# TASK INSTRUCTIONS:
What follows is a listing; give it again exactly, in its entirety.

# MATERIAL:
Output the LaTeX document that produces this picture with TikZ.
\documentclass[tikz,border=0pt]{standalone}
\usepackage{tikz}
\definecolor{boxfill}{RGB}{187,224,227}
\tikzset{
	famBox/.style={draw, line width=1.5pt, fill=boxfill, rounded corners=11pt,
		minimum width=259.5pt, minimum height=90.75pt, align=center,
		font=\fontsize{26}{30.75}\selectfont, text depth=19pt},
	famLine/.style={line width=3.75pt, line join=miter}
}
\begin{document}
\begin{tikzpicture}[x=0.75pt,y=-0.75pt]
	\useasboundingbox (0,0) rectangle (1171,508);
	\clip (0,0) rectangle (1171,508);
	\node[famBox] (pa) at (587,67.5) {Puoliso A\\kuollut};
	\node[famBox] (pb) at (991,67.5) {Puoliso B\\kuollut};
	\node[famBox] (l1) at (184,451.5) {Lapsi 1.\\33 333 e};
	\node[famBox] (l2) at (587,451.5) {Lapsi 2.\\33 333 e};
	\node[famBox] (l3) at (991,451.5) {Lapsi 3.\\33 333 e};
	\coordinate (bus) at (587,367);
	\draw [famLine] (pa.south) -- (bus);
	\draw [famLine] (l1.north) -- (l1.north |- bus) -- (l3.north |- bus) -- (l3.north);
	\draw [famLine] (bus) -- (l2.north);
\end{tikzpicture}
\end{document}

# ANSWER TO THIS TASK:
Output the LaTeX document that produces this picture with TikZ.
\documentclass[tikz,border=0pt]{standalone}
\usepackage{tikz}
\definecolor{boxfill}{RGB}{187,224,227}
\tikzset{
	famBox/.style={draw, line width=1.5pt, fill=boxfill, rounded corners=11pt,
		minimum width=259.5pt, minimum height=90.75pt, align=center,
		font=\fontsize{26}{30.75}\selectfont, text depth=19pt},
	famLine/.style={line width=3.75pt, line join=miter}
}
\begin{document}
\begin{tikzpicture}[x=0.75pt,y=-0.75pt]
	\useasboundingbox (0,0) rectangle (1171,508);
	\clip (0,0) rectangle (1171,508);
	\node[famBox] (pa) at (587,67.5) {Puoliso A\\kuollut};
	\node[famBox] (pb) at (991,67.5) {Puoliso B\\kuollut};
	\node[famBox] (l1) at (184,451.5) {Lapsi 1.\\33 333 e};
	\node[famBox] (l2) at (587,451.5) {Lapsi 2.\\33 333 e};
	\node[famBox] (l3) at (991,451.5) {Lapsi 3.\\33 333 e};
	\coordinate (bus) at (587,367);
	\draw [famLine] (pa.south) -- (bus);
	\draw [famLine] (l1.north) -- (l1.north |- bus) -- (l3.north |- bus) -- (l3.north);
	\draw [famLine] (bus) -- (l2.north);
\end{tikzpicture}
\end{document}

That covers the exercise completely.